Source code of charts
########################################
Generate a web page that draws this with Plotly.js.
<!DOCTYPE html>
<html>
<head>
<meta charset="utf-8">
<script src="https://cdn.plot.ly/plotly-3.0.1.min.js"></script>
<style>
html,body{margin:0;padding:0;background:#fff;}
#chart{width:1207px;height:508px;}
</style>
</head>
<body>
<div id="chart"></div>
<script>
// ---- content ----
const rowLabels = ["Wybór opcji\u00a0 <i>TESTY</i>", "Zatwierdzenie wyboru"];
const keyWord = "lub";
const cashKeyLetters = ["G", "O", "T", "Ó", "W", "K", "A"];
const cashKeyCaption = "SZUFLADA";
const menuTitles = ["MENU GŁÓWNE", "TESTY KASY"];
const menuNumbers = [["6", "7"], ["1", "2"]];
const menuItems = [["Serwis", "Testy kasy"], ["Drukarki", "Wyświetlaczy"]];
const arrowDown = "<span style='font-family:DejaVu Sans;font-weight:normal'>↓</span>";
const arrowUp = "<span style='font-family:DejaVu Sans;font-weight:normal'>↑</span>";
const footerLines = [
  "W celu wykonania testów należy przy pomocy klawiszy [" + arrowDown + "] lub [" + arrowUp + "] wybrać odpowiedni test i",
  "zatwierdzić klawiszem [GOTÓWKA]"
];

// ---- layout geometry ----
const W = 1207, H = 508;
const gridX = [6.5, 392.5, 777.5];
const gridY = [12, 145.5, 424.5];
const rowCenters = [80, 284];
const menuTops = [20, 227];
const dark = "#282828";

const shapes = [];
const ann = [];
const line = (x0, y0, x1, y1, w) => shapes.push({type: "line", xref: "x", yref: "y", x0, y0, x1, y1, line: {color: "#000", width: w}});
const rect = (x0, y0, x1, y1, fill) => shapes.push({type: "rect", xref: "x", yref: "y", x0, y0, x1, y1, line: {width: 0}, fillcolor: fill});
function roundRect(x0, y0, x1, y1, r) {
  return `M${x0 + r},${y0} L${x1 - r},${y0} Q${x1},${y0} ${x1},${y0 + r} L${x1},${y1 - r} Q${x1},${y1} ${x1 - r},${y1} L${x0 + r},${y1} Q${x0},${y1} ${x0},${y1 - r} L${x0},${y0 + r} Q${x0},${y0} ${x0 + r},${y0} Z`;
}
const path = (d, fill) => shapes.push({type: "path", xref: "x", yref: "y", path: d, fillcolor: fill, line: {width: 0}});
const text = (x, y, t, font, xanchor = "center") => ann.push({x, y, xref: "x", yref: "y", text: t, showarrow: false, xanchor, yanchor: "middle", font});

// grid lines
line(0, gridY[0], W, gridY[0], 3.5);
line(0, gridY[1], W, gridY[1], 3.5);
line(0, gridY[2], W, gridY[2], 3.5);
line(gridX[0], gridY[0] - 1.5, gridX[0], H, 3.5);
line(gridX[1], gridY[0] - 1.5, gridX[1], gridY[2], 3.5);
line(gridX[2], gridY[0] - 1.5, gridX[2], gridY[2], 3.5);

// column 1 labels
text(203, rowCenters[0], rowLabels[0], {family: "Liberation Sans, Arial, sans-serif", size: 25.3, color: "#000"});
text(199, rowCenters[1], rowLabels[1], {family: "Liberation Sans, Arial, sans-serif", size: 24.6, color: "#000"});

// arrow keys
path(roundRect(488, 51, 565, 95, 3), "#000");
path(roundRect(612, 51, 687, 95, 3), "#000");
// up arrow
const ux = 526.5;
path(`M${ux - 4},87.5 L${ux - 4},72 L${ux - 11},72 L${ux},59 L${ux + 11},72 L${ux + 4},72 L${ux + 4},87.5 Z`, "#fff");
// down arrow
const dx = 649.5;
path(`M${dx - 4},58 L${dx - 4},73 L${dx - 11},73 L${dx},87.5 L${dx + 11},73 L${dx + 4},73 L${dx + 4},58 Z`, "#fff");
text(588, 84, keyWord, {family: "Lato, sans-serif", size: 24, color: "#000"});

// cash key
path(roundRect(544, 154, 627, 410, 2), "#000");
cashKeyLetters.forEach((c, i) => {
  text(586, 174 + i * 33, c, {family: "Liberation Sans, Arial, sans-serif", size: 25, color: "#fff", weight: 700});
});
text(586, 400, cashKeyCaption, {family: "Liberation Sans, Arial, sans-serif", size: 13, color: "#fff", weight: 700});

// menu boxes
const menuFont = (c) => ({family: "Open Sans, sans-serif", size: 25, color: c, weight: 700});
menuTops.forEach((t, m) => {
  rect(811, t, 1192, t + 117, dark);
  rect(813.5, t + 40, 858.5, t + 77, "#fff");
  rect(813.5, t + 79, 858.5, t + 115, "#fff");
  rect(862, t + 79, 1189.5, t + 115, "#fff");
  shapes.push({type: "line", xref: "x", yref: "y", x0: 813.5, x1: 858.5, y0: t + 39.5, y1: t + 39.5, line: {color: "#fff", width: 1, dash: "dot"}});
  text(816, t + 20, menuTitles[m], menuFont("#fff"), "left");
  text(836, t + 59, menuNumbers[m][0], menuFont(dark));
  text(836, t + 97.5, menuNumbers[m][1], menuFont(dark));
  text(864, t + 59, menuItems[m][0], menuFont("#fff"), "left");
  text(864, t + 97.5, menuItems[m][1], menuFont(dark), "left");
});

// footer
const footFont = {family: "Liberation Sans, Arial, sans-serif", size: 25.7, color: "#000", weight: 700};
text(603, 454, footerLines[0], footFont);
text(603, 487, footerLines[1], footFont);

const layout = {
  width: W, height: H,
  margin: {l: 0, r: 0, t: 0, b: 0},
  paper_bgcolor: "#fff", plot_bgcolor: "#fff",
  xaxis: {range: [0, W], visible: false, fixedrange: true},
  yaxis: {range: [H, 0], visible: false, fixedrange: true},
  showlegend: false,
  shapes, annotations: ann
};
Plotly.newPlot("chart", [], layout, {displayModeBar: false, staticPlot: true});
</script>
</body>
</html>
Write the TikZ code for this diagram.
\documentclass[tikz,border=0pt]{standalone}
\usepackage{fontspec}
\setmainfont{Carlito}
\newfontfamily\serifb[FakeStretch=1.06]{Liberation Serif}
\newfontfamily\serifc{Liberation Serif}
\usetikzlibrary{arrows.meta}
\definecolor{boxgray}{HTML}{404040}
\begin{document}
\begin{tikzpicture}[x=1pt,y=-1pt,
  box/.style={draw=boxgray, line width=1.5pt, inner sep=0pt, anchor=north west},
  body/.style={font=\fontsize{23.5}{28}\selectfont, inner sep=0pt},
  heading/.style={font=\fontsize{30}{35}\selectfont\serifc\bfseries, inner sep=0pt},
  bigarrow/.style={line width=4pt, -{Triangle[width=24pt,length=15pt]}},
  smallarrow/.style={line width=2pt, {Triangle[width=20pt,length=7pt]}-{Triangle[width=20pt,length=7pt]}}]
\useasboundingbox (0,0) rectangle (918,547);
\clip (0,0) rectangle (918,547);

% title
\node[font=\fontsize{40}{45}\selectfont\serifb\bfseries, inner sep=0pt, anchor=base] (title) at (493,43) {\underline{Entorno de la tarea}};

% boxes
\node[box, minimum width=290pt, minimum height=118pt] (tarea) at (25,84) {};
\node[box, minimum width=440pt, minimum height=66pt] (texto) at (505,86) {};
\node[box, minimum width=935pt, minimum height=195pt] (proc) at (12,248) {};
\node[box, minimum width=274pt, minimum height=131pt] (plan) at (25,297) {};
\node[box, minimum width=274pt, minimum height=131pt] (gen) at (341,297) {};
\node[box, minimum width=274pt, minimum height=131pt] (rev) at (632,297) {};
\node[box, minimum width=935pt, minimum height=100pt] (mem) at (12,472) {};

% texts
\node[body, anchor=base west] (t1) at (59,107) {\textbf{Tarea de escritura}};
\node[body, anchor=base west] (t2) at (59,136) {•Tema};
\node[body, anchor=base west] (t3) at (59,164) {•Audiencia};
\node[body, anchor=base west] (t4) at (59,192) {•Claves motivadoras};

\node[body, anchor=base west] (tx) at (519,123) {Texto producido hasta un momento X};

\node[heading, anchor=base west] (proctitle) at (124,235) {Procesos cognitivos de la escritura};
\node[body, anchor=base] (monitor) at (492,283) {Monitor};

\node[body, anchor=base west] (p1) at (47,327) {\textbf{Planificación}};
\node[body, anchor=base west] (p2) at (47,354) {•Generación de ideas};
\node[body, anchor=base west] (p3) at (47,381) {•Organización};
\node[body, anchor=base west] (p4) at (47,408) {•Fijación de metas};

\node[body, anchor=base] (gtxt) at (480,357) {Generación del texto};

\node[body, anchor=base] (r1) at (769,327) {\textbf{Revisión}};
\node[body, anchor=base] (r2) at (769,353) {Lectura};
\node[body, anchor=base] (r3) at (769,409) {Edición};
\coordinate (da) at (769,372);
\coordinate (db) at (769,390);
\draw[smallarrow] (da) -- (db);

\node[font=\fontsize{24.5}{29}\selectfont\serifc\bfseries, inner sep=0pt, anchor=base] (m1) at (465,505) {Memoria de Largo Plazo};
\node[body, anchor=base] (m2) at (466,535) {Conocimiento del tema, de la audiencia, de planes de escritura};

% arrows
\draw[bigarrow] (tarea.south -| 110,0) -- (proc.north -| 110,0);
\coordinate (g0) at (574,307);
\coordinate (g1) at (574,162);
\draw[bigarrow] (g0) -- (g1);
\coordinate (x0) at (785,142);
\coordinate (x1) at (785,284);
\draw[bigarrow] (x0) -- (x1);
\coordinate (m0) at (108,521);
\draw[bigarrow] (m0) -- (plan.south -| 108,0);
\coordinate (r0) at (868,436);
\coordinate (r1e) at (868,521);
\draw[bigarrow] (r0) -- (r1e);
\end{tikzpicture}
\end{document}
########################################
**PROMPT:**
List the lines that contain the word "this".

**PROBLEM SOLUTION:**
Generate a web page that draws this with Plotly.js.
Write the TikZ code for this diagram.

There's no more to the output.